Eventually, after 40 minutes, gain access to ward. W seems OK and is ready to go. Started going downhill from that point onwards. W started having a go at how long it took me to come and get her. I explain all of the above and I'm met with one of those annoying little 'really' looks on her face.
As we are driving home, I casually mention that the estate agent has called and that he is sending over some paperwork to sign. That started a tirade about how I was delaying the process, being awkward etc. Then she launched into a full blown assault about her happiness and about my GAL activities over the past few days. She doesn't like me reading books etc., apparently. I didn't realise that had pi$$ed her off so much. Good, it's working.

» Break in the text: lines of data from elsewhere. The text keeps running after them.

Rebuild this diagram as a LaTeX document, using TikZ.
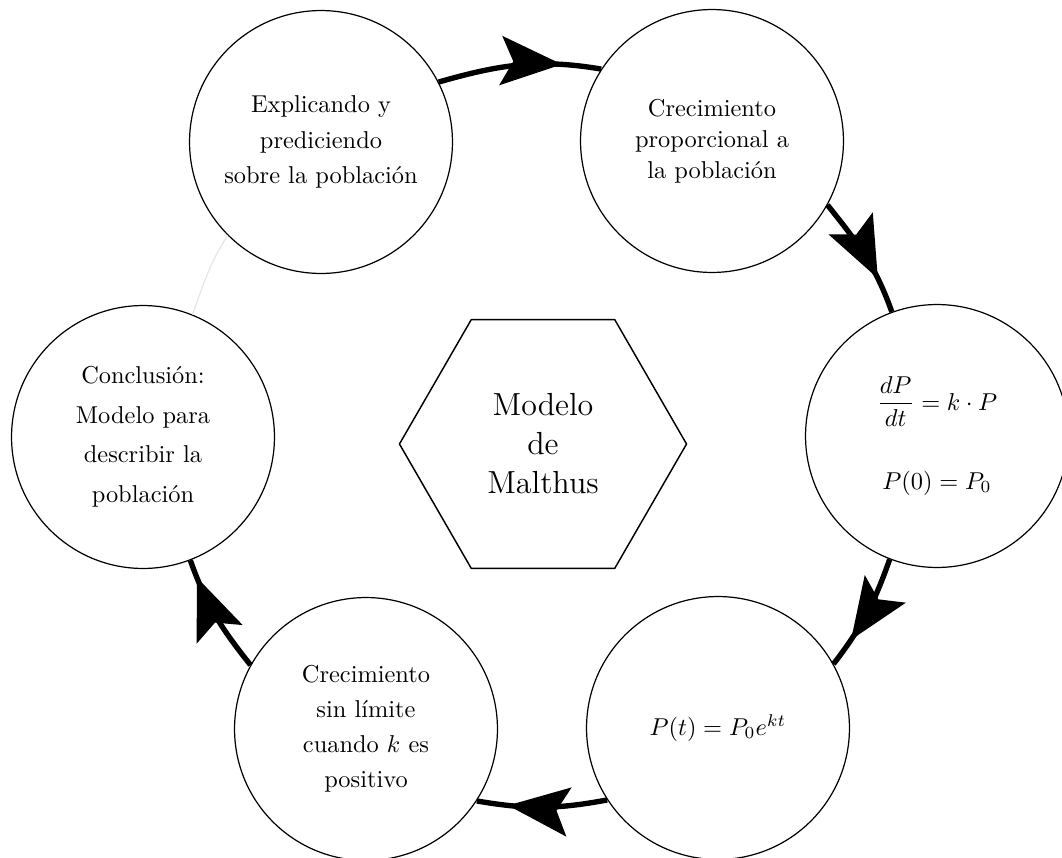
\documentclass[tikz,border=0pt]{standalone}
\usepackage{amsmath}
\usetikzlibrary{arrows.meta,decorations.markings,shapes.geometric}
\begin{document}
\begin{tikzpicture}[x=0.41pt,y=-0.41pt,
  bubble/.style={draw, circle, line width=0.5pt, minimum size=107.8pt,
    inner sep=0pt, align=center, font=\fontsize{10}{14.5}\selectfont},
  hub/.style={draw, regular polygon, regular polygon sides=6,
    minimum size=117.7pt, inner sep=0pt, line width=0.6pt, align=center,
    font=\fontsize{13.1}{16}\selectfont},
  flow/.style={line width=2.2pt, postaction={decorate},
    decoration={markings, mark=at position #1 with
      {\arrow{Stealth[length=25pt,width=20pt,inset=5pt]}}}},
  faint/.style={draw=black!10, line width=0.5pt},
]
\useasboundingbox (0,0) rectangle (1062,858);

% central hexagon
\node[hub] (H) at (543,444) {Modelo\\de\\Malthus};

% the six stages of the cycle
\node[bubble, font=\fontsize{10}{14.6}\selectfont] (A) at (321,142)
  {Explicando y\\prediciendo\\sobre la población};
\node[bubble, font=\fontsize{10}{12.7}\selectfont] (B) at (712,141)
  {Crecimiento\\proporcional a\\la población};
\node[bubble] (C) at (937,436)
  {$\dfrac{dP}{dt}=k\cdot P$\\[18pt]$P(0)=P_0$};
\node[bubble] (D) at (718,728) {$P(t)=P_0e^{kt}$};
\node[bubble, font=\fontsize{10}{14.3}\selectfont] (E) at (366,729)
  {Crecimiento\\sin límite\\cuando $k$ es\\positivo};
\node[bubble, font=\fontsize{10}{16.2}\selectfont] (F) at (143,437)
  {Conclusión:\\Modelo para\\describir la\\población};

% arcs of the cycle, running clockwise
\draw[flow=0.76] (A.27.8)  to[out=16,    in=170.4] (B.147.7);
\draw[flow=0.71] (B.331.4) to[out=-51.3, in=109.5] (C.110.9);
\draw[flow=0.75] (C.249.1) to[out=-109.3,in=52.4]  (D.29.9);
\draw[flow=0.76] (D.213.1) to[out=190.6, in=-9.8]  (E.327.2);
\draw[flow=0.85] (E.151.7) to[out=128.6, in=-70.4] (F.291.5);
\draw[faint]     (F.68.8)  to[out=70.2,  in=237.7] (A.225.7);
\end{tikzpicture}
\end{document}
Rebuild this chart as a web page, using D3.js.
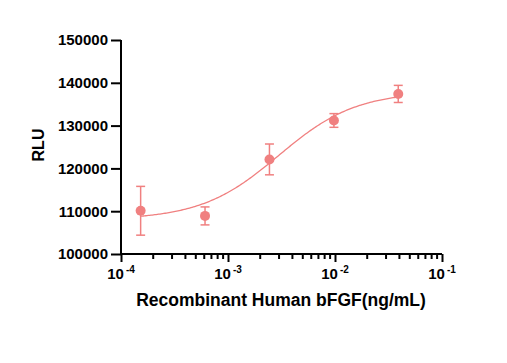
<!DOCTYPE html>
<html>
<head>
<meta charset="utf-8">
<script src="https://cdn.jsdelivr.net/npm/d3@7"></script>
<style>
  body { margin: 0; background: #fff; }
  text { font-family: "Liberation Sans", Arial, sans-serif; font-weight: bold; }
</style>
</head>
<body>
<div id="chart"></div>
<script>
// data (fourfold dilution series)
var doses = [0.0001526, 0.00061, 0.00244, 0.00977, 0.039];
var means = [110100, 108900, 122100, 131200, 137400];
var errs = [5700, 2100, 3600, 1600, 2000];
var yTicks = [100000, 110000, 120000, 130000, 140000, 150000];
var xTicks = [1e-4, 1e-3, 1e-2, 1e-1];

// 4PL fit parameters for the curve
var fitBottom = 108000, fitTop = 138000, fitEC50 = 0.00297, fitHill = 1.2;

var svgWidth = 507, svgHeight = 363;
var margin = {top: 40, right: 65, bottom: 109, left: 121};
var width = svgWidth - margin.left - margin.right;
var height = svgHeight - margin.top - margin.bottom;
var col = "#f08080";

var svg = d3.select("#chart").append("svg")
    .attr("width", svgWidth)
    .attr("height", svgHeight);

var chartGroup = svg.append("g")
    .attr("transform", `translate(${margin.left}, ${margin.top})`);

var x = d3.scaleLog().domain([1e-4, 1e-1]).range([0, width]);
var y = d3.scaleLinear().domain([100000, 150000]).range([height, 0]);

// y axis
var yAxis = chartGroup.append("g")
    .call(d3.axisLeft(y).tickValues(yTicks).tickSize(10).tickPadding(3).tickFormat(d3.format("d")));
yAxis.select(".domain").attr("stroke-width", 2).attr("d", `M0,${height + 1}V0`);
yAxis.selectAll(".tick line").attr("stroke-width", 2);
yAxis.selectAll(".tick text").attr("font-size", 15).attr("font-family", null).attr("fill", "#000");

// x axis with minor ticks
var minor = [];
for (var e = -4; e < -1; e++) {
    for (var k = 2; k <= 9; k++) minor.push(k * Math.pow(10, e));
}
var xAxis = chartGroup.append("g")
    .attr("transform", `translate(0, ${height})`)
    .call(d3.axisBottom(x).tickValues(xTicks).tickSize(8).tickFormat(""));
xAxis.select(".domain").attr("stroke-width", 2).attr("d", `M-1,0H${width}`);
xAxis.selectAll(".tick line").attr("stroke-width", 2);

chartGroup.append("g")
    .attr("transform", `translate(0, ${height})`)
    .selectAll("line")
    .data(minor)
    .enter()
    .append("line")
    .attr("x1", d => x(d)).attr("x2", d => x(d))
    .attr("y1", 0).attr("y2", 5)
    .attr("stroke", "#000").attr("stroke-width", 2);

// x tick labels 10^n
var xl = chartGroup.append("g").selectAll("text")
    .data(xTicks)
    .enter()
    .append("text")
    .attr("x", d => x(d))
    .attr("y", height + 25)
    .attr("text-anchor", "middle")
    .attr("font-size", 15);
xl.append("tspan").text("10");
xl.append("tspan")
    .attr("font-size", 10)
    .attr("dy", -6)
    .attr("dx", 2)
    .text(d => Math.round(Math.log10(d)));

// fitted curve
var curveX = d3.range(0, 201).map(i => Math.pow(10, Math.log10(doses[0]) + i / 200 * (Math.log10(doses[4]) - Math.log10(doses[0]))));
var fit = d => fitBottom + (fitTop - fitBottom) / (1 + Math.pow(fitEC50 / d, fitHill));
chartGroup.append("path")
    .datum(curveX)
    .attr("fill", "none")
    .attr("stroke", col)
    .attr("stroke-width", 1.3)
    .attr("d", d3.line().x(d => x(d)).y(d => y(fit(d))));

// error bars
var pts = doses.map((d, i) => ({dose: d, mean: means[i], err: errs[i]}));
var eb = chartGroup.append("g").attr("stroke", col).attr("stroke-width", 1.5);
eb.selectAll(".v").data(pts).enter().append("line")
    .attr("x1", d => x(d.dose)).attr("x2", d => x(d.dose))
    .attr("y1", d => y(d.mean - d.err)).attr("y2", d => y(d.mean + d.err));
eb.selectAll(".t").data(pts).enter().append("line")
    .attr("x1", d => x(d.dose) - 4.5).attr("x2", d => x(d.dose) + 4.5)
    .attr("y1", d => y(d.mean + d.err)).attr("y2", d => y(d.mean + d.err));
eb.selectAll(".b").data(pts).enter().append("line")
    .attr("x1", d => x(d.dose) - 4.5).attr("x2", d => x(d.dose) + 4.5)
    .attr("y1", d => y(d.mean - d.err)).attr("y2", d => y(d.mean - d.err));

// points
chartGroup.selectAll("circle")
    .data(pts)
    .enter()
    .append("circle")
    .attr("cx", d => x(d.dose))
    .attr("cy", d => y(d.mean))
    .attr("r", 5)
    .attr("fill", col);

// axis titles
chartGroup.append("text")
    .attr("transform", "rotate(-90)")
    .attr("x", -105)
    .attr("y", -77)
    .attr("text-anchor", "middle")
    .attr("font-size", 16)
    .text("RLU");

chartGroup.append("text")
    .attr("x", 160)
    .attr("y", height + 52)
    .attr("text-anchor", "middle")
    .attr("font-size", 17.5)
    .text("Recombinant Human bFGF(ng/mL)");
</script>
</body>
</html>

She then re-wrote our married life to show how unhappy she was. I used some of my revision from the other day and used a validating statement about how sorry I was for her that being with me made her so unhappy. We then went to the kids sports day. As it was cold, W said she wanted to go home first to get the kids some joggers. Before I could say a word, she started to have a go at me saying 'I know you're going to tut'. Mindreading, amazing! I wasn't, why would I, but that wouldn't have helped her hissy fit.
W now needs more medication from the hospital as they had to order it in. Looks like W will be having a nice 20 mile round trip to look forward to.
Just goes to prove, you can't reason with a WAS!
M 45 W 52 SD22 S9 D8 BD 6 April 2015 Not living together 4 Dec 2015
How true, I feel the same way about my WAW - "Just goes to prove, you can't reason with a WAS!"
Sending positive thoughts your way.
Bob
Me:55 yrs/W:51 yrs (has MS) M:14 yrs T:15 yrs No children together--3 each from previous marriages Wife Moved Out: 10/19/14 Wife Filed for Divorce: 10/20/14 Divorce Final: 10/21/15
Off to the 'Couples Counsellor' this morning. Unfortunately W has decided not to attend. W says the counsellor was 'in my favour', 'didn't see anything my way' and 'she was fawning all over you'. Of course, it could be that you're wrong W?
M 45 W 52 SD22 S9 D8 BD 6 April 2015 Not living together 4 Dec 2015
Off to the 'Couples Counsellor' this morning. Unfortunately W has decided not to attend. W says the counsellor was 'in my favour', 'didn't see anything my way' and 'she was fawning all over you'. Of course, it could be that you're wrong W?
Did she already agree to go then back out? They say that WAS's will only surround themselves with people that either support their stance or at least not protest too much. She may well see the counseling as contradicting her pov. And WAS's are never wrong, remember ;-)
Last edited by NDY; 06/19/1509:01 AM.
Me:43 Her:42 M:14 S:9 EA started 2014/03 (or there abouts) PA started 2014/05/30 BD:2014/11/05 I left 2015/10/01 I returned 2015/05/02 She left 2015/06/10 OM still on the go.
They say that WAS's will only surround themselves with people that either support their stance or at least not protest too much.
This seems correct, but who are they?
R 25 years M 14 years S11 & S13 Working on it alone since Oct 2014 M in trouble a lot earlier (~2 years) Feb 2016. 1st R chat in a yr. Next R chat Aug'17 Still together
There are plenty. The book specifically mentions this. The well intended 'friends'.
Me:43 Her:42 M:14 S:9 EA started 2014/03 (or there abouts) PA started 2014/05/30 BD:2014/11/05 I left 2015/10/01 I returned 2015/05/02 She left 2015/06/10 OM still on the go.